A empresa diz ainda: “é uma questão de análise de mercado e gestão de receitas, e é uma política de preços comum para a maioria das companhias aéreas, algo que qualquer pessoa pode facilmente verificar com algumas simulações.
Os voos diretos entre dois destinos têm sempre uma procura mais elevada do que os voos com escalas. A lei da oferta e da procura funciona, pelo que são normalmente mais caros do que os voos com escalas, um produto mais demorado, menos confortável e pior, desse ponto de vista”, conclui a TAP.
A verdade é que este fenómeno não é novo, nem deverá ser exclusivo da TAP. Em 2019, a britânica “BBC” explorava num artigo de fundo o fenómeno do skiplagging, que a NiT também noticiou. Não corresponde ao exemplo atual mas, para contexto, trata-se de uma prática, para muitas companhias considerada ilegal (e unanimemente desaconselhada): alguns passageiros reservam voos com escala, para depois saírem na escala e não no ponto final definido no percurso.
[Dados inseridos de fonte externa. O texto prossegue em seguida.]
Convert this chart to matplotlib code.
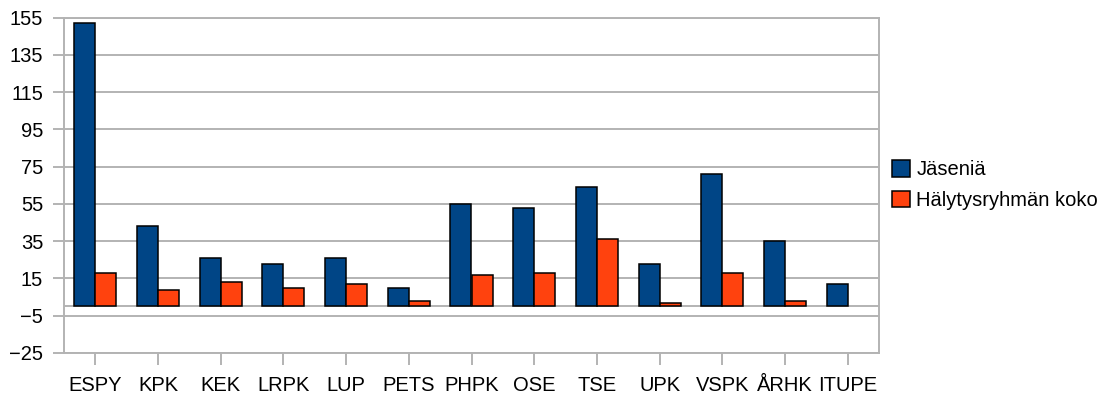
import matplotlib.pyplot as plt
import numpy as np

plt.rcParams['font.family'] = ['Liberation Sans', 'DejaVu Sans']

# categories and values
categories = ['ESPY', 'KPK', 'KEK', 'LRPK', 'LUP', 'PETS', 'PHPK',
              'OSE', 'TSE', 'UPK', 'VSPK', 'ÅRHK', 'ITUPE']
jasenia = [152, 43, 26, 23, 26, 10, 55, 53, 64, 23, 71, 35, 12]
halytysryhma = [18, 9, 13, 10, 12, 3, 17, 18, 36, 2, 18, 3, 0]
y_ticks = list(range(-25, 156, 20))

grid_col = '#b3b3b3'
fs = 14.5

fig = plt.figure(figsize=(11.14, 4), dpi=100)
ax = fig.add_axes([64 / 1114, 47 / 400, 815 / 1114, 335.5 / 400])

x = np.arange(len(categories))
w = 0.335
ax.bar(x - w / 2, jasenia, w, color='#004586', edgecolor='black',
       linewidth=1.1, label='Jäseniä', zorder=3)
red = ax.bar(x + w / 2, halytysryhma, w, color='#ff420e', edgecolor='black',
             linewidth=1.1, label='Hälytysryhmän koko', zorder=3)
# zero-height bars are not drawn in the original
for b, v in zip(red, halytysryhma):
    if v == 0:
        b.set_visible(False)

ax.set_xlim(-0.5, len(categories) - 0.5)
ax.set_ylim(-25, 155)
ax.set_yticks(y_ticks)
ax.set_xticks(x)
ax.set_xticklabels(categories)

ax.yaxis.grid(True, color=grid_col, linewidth=1.4, zorder=0)
ax.axhline(0, color=grid_col, linewidth=1.4, zorder=1)
for s in ax.spines.values():
    s.set_color(grid_col)
    s.set_linewidth(1.4)

ax.tick_params(axis='y', length=8, width=1.4, color=grid_col, pad=7,
               labelsize=fs)
ax.tick_params(axis='x', length=8.6, width=1.4, color=grid_col, pad=8,
               labelsize=fs)

fig.legend(loc='center left', bbox_to_anchor=(892 / 1114, 1 - 185 / 400),
           frameon=False, fontsize=fs, handlelength=0.9, handleheight=0.9,
           handletextpad=0.3, labelspacing=0.55, borderaxespad=0,
           borderpad=0)

fig.savefig('out.png', dpi=100)
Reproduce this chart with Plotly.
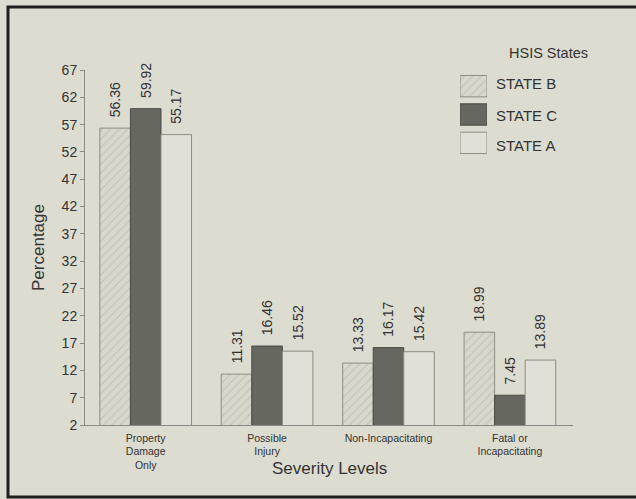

Neste caso, pelos motivos opostos: devido a circunstâncias de mercado e dependendo do destino, por vezes, um voo maior, com escala, pode sair mais barato do que um direto.
A prática é perigosa e já deu até alvo a processos mas o relevante é que, a propósito desse fenómeno, os maiores especialistas internacionais do setor explicaram à BBC que isto acontecia devido à discrepância aparentemente estranha entre os valores de um tipo de voo e outro. E que estas, escrevia-se, enraizavam “na lógica que sustenta os preços das companhias aéreas, o que pode parecer incompreensível para os clientes”.
“Se a companhia aérea A tiver um concorrente de baixo custo, vai equiparar (a tarifa); se não, cobra outro. Tudo depende da concorrência, e é por isso que as companhias aéreas reduzem estrategicamente as tarifas em alguns mercados, e em outros não. Nas minhas discussões com as empresas, estas dizem que não querem perder participação de mercado e correm um risco calculado”, explicava então Henry Harteveldt, fundador da empresa de consultoria de viagens Atmosphere Research.
Peter Belobaba, principal pesquisador do Centro Internacional de Transporte Aéreo do Instituto de Tecnologia de Massachusetts (MIT, na sigla em inglês), acrescentava que esse tipo de tarifação é encontrado em todo o mundo.
“Por exemplo, Boston-Las Vegas é uma rota de lazer que é mais sensível ao preço. Já Boston-Houston é um mercado empresarial, o que significa tarifas mais altas. São mercados muito diferentes quando se trata de concorrência e de sensibilidade dos clientes aos preços”, concluía.